I lived on NAS Sangley Point, Phillipine Islands,
as a boy in the mid 1950s (my stepfather was the assistant Public Works
Officer there). One anecdote I heard was about a station SNJ that was taken
up for a check flight after heavy maintenance. When the pilot raised
the gear, one landing gear went up and the other stayed down. Deciding
to come back and land to check that out, he put the landing gear handle
down, whereupon the gear that had retracted extended and the one that
hadn't retracted, did so. He finally had to land on one wheel.
Another story was that an F4U was used
to spray for mosquitoes after the war, probably using the rig developed to lay
down
screening smoke, a prewar tactic to preclude accurate targeting of warships like
Langley here.
J.M.F. Haase Collection, San Diego Air and Space Museum blog*
The best time to spray for mosquitoes was thought to be first thing in
the morning when there was no wind. The best altitude, according to
the story, was as low as possible. You can imagine what a bored fighter
pilot (or wannabe fighter pilot) would do with that.
It turns out that both stories have a basis in fact, passed down orally by station personnel for ten years in this instance. By chance Dana Bell sent me a report of an F4U crash, with pictures, that had occurred on Sangley Point in July 1946. The pilot had been up early that morning spraying DDT for mosquito control.
When he went to lower his wheels for landing, the right main gear and tail wheel extended but the left main gear trailed. He then noted that his hydraulic pressure was low. He cycled the gear a few times with the same result. He then tried pumping the gear down and hard pullups. In the end, after raising the gear one last time, he attempted to extend it with the CO2 backup. Again, only the right main and tail wheel extended. And now there was no longer any hydraulic pressure so he couldn't raise the gear for a belly landing. Given the choice of bailing out or landing with one wheel extended and the other trailing, he opted to stay dry.
He wound up against the sea wall at the west end of the field.

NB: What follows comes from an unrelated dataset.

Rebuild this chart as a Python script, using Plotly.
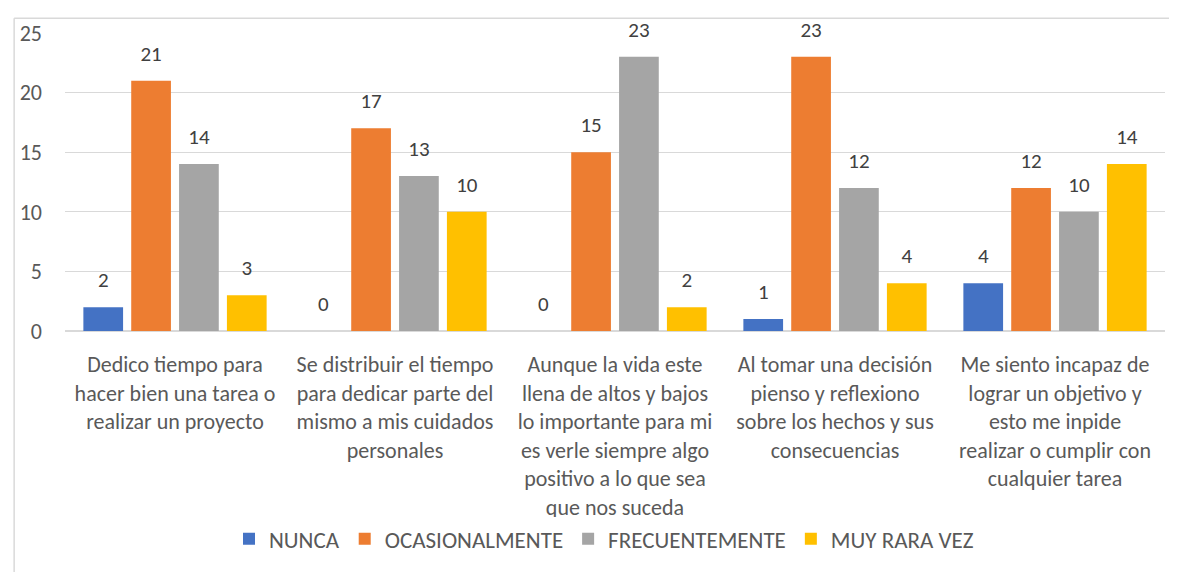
import plotly.graph_objects as go

categories = [
    "Dedico tiempo para<br>hacer bien una tarea o<br>realizar un proyecto",
    "Se distribuir el tiempo<br>para dedicar parte del<br>mismo a mis cuidados<br>personales",
    "Aunque la vida este<br>llena de altos y bajos<br>lo importante para mi<br>es verle siempre algo<br>positivo a lo que sea<br>que nos suceda",
    "Al tomar una decisión<br>pienso y reflexiono<br>sobre los hechos y sus<br>consecuencias",
    "Me siento incapaz de<br>lograr un objetivo y<br>esto me inpide<br>realizar o cumplir con<br>cualquier tarea",
]
series_names = ["NUNCA", "OCASIONALMENTE", "FRECUENTEMENTE", "MUY RARA VEZ"]
nunca = [2, 0, 0, 1, 4]
ocasionalmente = [21, 17, 15, 23, 12]
frecuentemente = [14, 13, 23, 12, 10]
muy_rara_vez = [3, 10, 2, 4, 14]
y_ticks = [0, 5, 10, 15, 20, 25]

colors = ["#4472C4", "#ED7D31", "#A5A5A5", "#FFC000"]
FONT = "Carlito, Calibri, Lato, sans-serif"

# page body has an 8px default margin; compensate so the chart lands where the reference is
W, H = 1169, 564
L, R, T, B = 54, 12, 20, 240
PW, PH = W - L - R, H - T - B

fig = go.Figure()
all_vals = [nunca, ocasionalmente, frecuentemente, muy_rara_vez]
for name, vals, col in zip(series_names, all_vals, colors):
    fig.add_trace(go.Bar(
        name=name, x=categories, y=vals,
        marker=dict(color=col, line=dict(width=0)),
        cliponaxis=False,
    ))
# value labels, grouped like the bars
for name, vals in zip(series_names, all_vals):
    fig.add_trace(go.Scatter(
        name=name, x=categories, y=vals, mode="text+markers",
        marker=dict(size=22, opacity=0),
        text=[str(v) for v in vals], textposition="top center",
        textfont=dict(family=FONT, size=21, color="#404040"),
        showlegend=False, hoverinfo="skip", cliponaxis=False,
    ))

bx = (11 - 8 - L) / PW
by = (T + PH - 5) / PH
fig.update_layout(
    width=W, height=H,
    margin=dict(l=L, r=R, t=T, b=B),
    paper_bgcolor="white", plot_bgcolor="white",
    barmode="group", bargap=0.13, bargroupgap=0.17,
    scattermode="group", scattergap=0.13,
    font=dict(family=FONT, color="#595959", size=21),
    showlegend=True,
    legend=dict(
        orientation="h", x=0.49, xanchor="center", y=-0.697, yanchor="middle",
        font=dict(family=FONT, size=23, color="#595959"),
        itemwidth=30, traceorder="normal",
    ),
    shapes=[
        dict(type="line", xref="paper", yref="paper", x0=bx, x1=1.02,
             y0=by, y1=by, line=dict(color="#D9D9D9", width=1.5)),
        dict(type="line", xref="paper", yref="paper", x0=bx, x1=bx,
             y0=by, y1=-0.85, line=dict(color="#D9D9D9", width=1.5)),
    ],
)
fig.update_yaxes(
    range=[0, 25], tickvals=y_ticks, showgrid=True, gridcolor="#D9D9D9", gridwidth=1,
    zeroline=True, zerolinecolor="#D9D9D9", zerolinewidth=1.5, showline=False,
    tickfont=dict(family=FONT, size=22, color="#595959"), ticklabelstandoff=22,
)
fig.update_xaxes(
    showgrid=False, showline=False, ticks="", tickangle=0,
    tickfont=dict(family=FONT, size=22, color="#595959"), ticklabelstandoff=18,
)
fig.write_html("out.html")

At the time, Sangley Point was a maintenance facility designated as a Naval Air Base, NAB Navy 961. It subsequently became a full-fledged Naval Air Station. Corsairs, of course, would have been a dime a dozen at this point. Based on the configuration of the last three digits of the Bureau Number on the cowling, I would guess that this was a low-time airplane that had never been issued to an operating squadron.
This is a picture of Naval Station Sangley Point in 1965 (it couldn't be a Naval Air Station after Cubi
Point was commissioned in accordance with a treaty with the Philippine
Islands that limited the U.S. to one NAS in the Philippines). You'll note that it wasn't much more than a very big but immobile aircraft carrier. (It was a seaplane base before World War
II; the runway was added after the Philippines were retaken in 1945.)